The Simplicity Test

A switch occurs and a light goes on. It takes a fraction of a second. The fact that it works is immediate and clear. However, what does the light reveal, what is in the darkness, and where does the light’s energy come from? The fact that illumination occurred is a simple observation, while the meaning and science of light is an expansive subject.

I made a drawing akin to the act of switching on a light. Likewise, the drawing was to be simple (i.e. providing directness and a demonstrative outcome without being overly labored). While some of these goals were attained, I found that simplicity was an abstract idea about where we stop looking or investigating and where we let complexity rest. If one compared two examples (e.g. a drawing of a light on and off) one could make an assumption or judgement about which is simpler.

Simplicity requires a reference. It is the comparison that allows for an accurate judgement. However, a judgement is not always easy. Because constraint is a key indicator of simplicity, I remain unconvinced that simplicity is synonymous with minimalism. Where simplicity requires us to stop, the minimalist impulse encourages us to look in an expansive way with less. Minimalism shows us that the criterion to make a judgement about simplicity can be too simple. In other words, what is simple is not always so simple.

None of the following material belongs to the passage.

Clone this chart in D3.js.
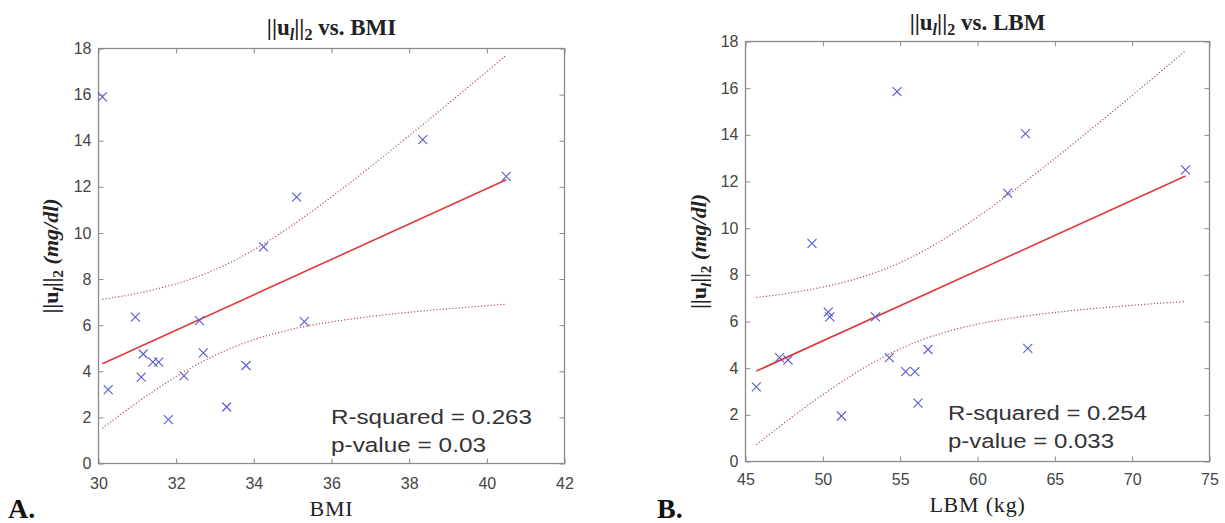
<!DOCTYPE html>
<html>
<head>
<meta charset="utf-8">
<script src="https://cdn.jsdelivr.net/npm/d3@7"></script>
<style>
body { margin: 0; background: #fff; }
svg { display: block; }
.tick text { font-family: "Liberation Sans", Arial, sans-serif; font-size: 16px; fill: #454545; }
.tick line { stroke: #8a8a8a; }
</style>
</head>
<body>
<svg id="fig" width="1225" height="523"></svg>
<script>
// panel A: ||u_l||_2 against BMI
const bmi = [30.1, 30.25, 30.95, 31.15, 31.1, 31.4, 31.55, 31.8, 32.2, 32.6, 32.7, 33.3, 33.8, 34.25, 35.1, 35.3, 38.35, 40.5];
const ulA = [15.9, 3.2, 6.35, 4.75, 3.75, 4.4, 4.4, 1.9, 3.8, 6.2, 4.8, 2.45, 4.25, 9.4, 11.55, 6.15, 14.05, 12.45];

// panel B: ||u_l||_2 against lean body mass
const lbm = [45.7, 47.2, 47.75, 49.3, 50.35, 50.45, 51.2, 53.4, 54.3, 54.8, 55.35, 55.95, 56.15, 56.8, 61.95, 63.1, 63.25, 73.45];
const ulB = [3.2, 4.45, 4.35, 9.35, 6.4, 6.2, 1.95, 6.2, 4.45, 15.85, 3.85, 3.85, 2.5, 4.8, 11.5, 14.05, 4.85, 12.5];

const bmiTicks = [30, 32, 34, 36, 38, 40, 42];
const lbmTicks = [45, 50, 55, 60, 65, 70, 75];
const ulTicks = [0, 2, 4, 6, 8, 10, 12, 14, 16, 18];

const rSquared = ["0.263", "0.254"];
const pValues = ["0.03", "0.033"];
const tCrit = 2.12; // t(0.975, n - 2) with n = 18

const svg = d3.select("#fig");

function fitLine(xs, ys) {
    let n = xs.length;
    let mx = d3.mean(xs), my = d3.mean(ys);
    let sxx = d3.sum(xs, (x) => (x - mx) * (x - mx));
    let sxy = d3.sum(xs, (x, i) => (x - mx) * (ys[i] - my));
    let syy = d3.sum(ys, (y) => (y - my) * (y - my));
    let slope = sxy / sxx;
    let intercept = my - slope * mx;
    let s = Math.sqrt((syy - slope * sxy) / (n - 2));
    return {
        at: (x) => intercept + slope * x,
        half: (x) => tCrit * s * Math.sqrt(1 / n + ((x - mx) * (x - mx)) / sxx),
    };
}

// ||u_l||_2 written with tspans
function normTspans(text, size) {
    text.append("tspan").text("||");
    text.append("tspan").text("u").attr("font-weight", "bold");
    text.append("tspan").text("l").attr("font-style", "italic")
        .attr("font-size", size * 0.7).attr("dy", size * 0.22);
    text.append("tspan").text("||").attr("dy", -size * 0.22);
    text.append("tspan").text("2").attr("font-size", size * 0.7).attr("dy", size * 0.22);
}

function drawPanel(p) {
    let x = d3.scaleLinear().domain(p.xDomain).range([p.left, p.right]);
    let y = d3.scaleLinear().domain([0, 18]).range([p.bottom, p.top]);
    let g = svg.append("g");

    g.append("g")
        .attr("transform", `translate(0,${p.bottom})`)
        .call(d3.axisBottom(x).tickValues(p.xTicks).tickSizeInner(-5).tickSizeOuter(0).tickPadding(p.xPad))
        .call((a) => a.select(".domain").remove());
    g.append("g")
        .attr("transform", `translate(0,${p.top})`)
        .call(d3.axisTop(x).tickValues(p.xTicks).tickSizeInner(-5).tickSizeOuter(0).tickFormat(""))
        .call((a) => a.select(".domain").remove());
    g.append("g")
        .attr("transform", `translate(${p.left},0)`)
        .call(d3.axisLeft(y).tickValues(ulTicks).tickSizeInner(-5).tickSizeOuter(0).tickPadding(7))
        .call((a) => a.select(".domain").remove());
    g.append("g")
        .attr("transform", `translate(${p.right},0)`)
        .call(d3.axisRight(y).tickValues(ulTicks).tickSizeInner(-5).tickSizeOuter(0).tickFormat(""))
        .call((a) => a.select(".domain").remove());

    g.append("rect")
        .attr("x", p.left).attr("y", p.top)
        .attr("width", p.right - p.left).attr("height", p.bottom - p.top)
        .attr("fill", "none").attr("stroke", "#8a8a8a").attr("stroke-width", 1.3);

    // regression line and 95% confidence bounds
    let f = fitLine(p.xs, p.ys);
    let x0 = d3.min(p.xs), x1 = d3.max(p.xs);
    let grid = d3.range(0, 101).map((i) => x0 + ((x1 - x0) * i) / 100);
    let line = d3.line().x((d) => x(d[0])).y((d) => y(d[1]));

    g.append("path")
        .attr("d", line(grid.map((v) => [v, f.at(v) + f.half(v)])))
        .attr("fill", "none").attr("stroke", "#b05050").attr("stroke-width", 1.2)
        .attr("stroke-dasharray", "1.2 2");
    g.append("path")
        .attr("d", line(grid.map((v) => [v, f.at(v) - f.half(v)])))
        .attr("fill", "none").attr("stroke", "#b05050").attr("stroke-width", 1.2)
        .attr("stroke-dasharray", "1.2 2");
    g.append("path")
        .attr("d", line([[x0, f.at(x0)], [x1, f.at(x1)]]))
        .attr("fill", "none").attr("stroke", "#e0393b").attr("stroke-width", 1.6);

    g.selectAll()
        .data(p.xs)
        .enter()
        .append("path")
        .attr("transform", (d, i) => `translate(${x(d)},${y(p.ys[i])})`)
        .attr("d", "M-4.5,-4.5L4.5,4.5M-4.5,4.5L4.5,-4.5")
        .attr("stroke", "#5a5ad0").attr("stroke-width", 1.1).attr("fill", "none");

    // title
    let title = g.append("text")
        .attr("x", (p.left + p.right) / 2).attr("y", p.titleY)
        .attr("text-anchor", "middle")
        .attr("font-family", "Liberation Serif, serif").attr("font-weight", "bold")
        .attr("font-size", 23).attr("fill", "#222");
    normTspans(title, 23);
    title.append("tspan").text(" vs. " + p.name).attr("dy", -23 * 0.22);

    // y label
    let ylab = g.append("text")
        .attr("transform", `translate(${p.yLabX},${(p.top + p.bottom) / 2}) rotate(-90)`)
        .attr("text-anchor", "middle")
        .attr("font-family", "Liberation Serif, serif").attr("font-weight", "bold")
        .attr("font-size", 22).attr("fill", "#222");
    normTspans(ylab, 22);
    ylab.append("tspan").text(" (mg/dl)").attr("font-style", "italic").attr("dy", -22 * 0.22);

    g.append("text")
        .attr("x", (p.left + p.right) / 2).attr("y", p.xLabY)
        .attr("text-anchor", "middle")
        .attr("font-family", "Liberation Serif, serif").attr("font-size", 22)
        .attr("letter-spacing", 0.8).attr("fill", "#222")
        .text(p.xLabel);

    g.append("text")
        .attr("x", p.letterX).attr("y", 518)
        .attr("font-family", "Liberation Serif, serif").attr("font-weight", "bold")
        .attr("font-size", 28).attr("fill", "#111")
        .text(p.letter);

    let stats = [
        ["R-squared = " + p.r2, p.statY, p.r2W],
        ["p-value = " + p.pv, p.statY + 28, p.pvW],
    ];
    g.selectAll()
        .data(stats)
        .enter()
        .append("text")
        .attr("x", p.statX).attr("y", (d) => d[1])
        .attr("textLength", (d) => d[2]).attr("lengthAdjust", "spacingAndGlyphs")
        .attr("font-family", "Liberation Sans, Arial, sans-serif").attr("font-size", 20.5)
        .attr("fill", "#333")
        .text((d) => d[0]);
}

drawPanel({
    xs: bmi, ys: ulA, xDomain: [30, 42], xTicks: bmiTicks,
    left: 98.5, right: 564.5, top: 48.5, bottom: 463.5, xPad: 14,
    name: "BMI", xLabel: "BMI", letter: "A.", letterX: 8,
    titleY: 35, yLabX: 58, xLabY: 516,
    r2: rSquared[0], pv: pValues[0], statX: 331, statY: 424, r2W: 201, pvW: 155,
});
drawPanel({
    xs: lbm, ys: ulB, xDomain: [45, 75], xTicks: lbmTicks,
    left: 745.5, right: 1209.5, top: 41.5, bottom: 461.5, xPad: 12,
    name: "LBM", xLabel: "LBM (kg)", letter: "B.", letterX: 657,
    titleY: 30, yLabX: 706, xLabY: 512,
    r2: rSquared[1], pv: pValues[1], statX: 948, statY: 420, r2W: 199, pvW: 166,
});
</script>
</body>
</html>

It may appear like simplicity is being disparaged or an impossibility. However, simplicity can bring enhancement and order where there are challenges. When engineers and computer scientists create a structure, it may require complexity. However, the goal is not complexity. Rather, the goal is to make the complex organized, manageable, and thus simpler. On a personal level simplicity is important because we need to know the limits. When an activity adversely effect another activity, eventually we need to stop one of the pursuits for the sake of simplicity. This judgement is not often easy and requires case by case reflections to reach the best balance.

With regard to a balance, looking at my drawing, I wonder if I passed the simplicity test? The answer is that the light works, but the process and results are not so simple. It is a mix, and this is what provides a small measure of character.

4 thoughts on “The Simplicity Test

  1. Very nice Kip, well reasoned and clear. You probably remember that Brancusi said that, “simplicity was complexity resolved”.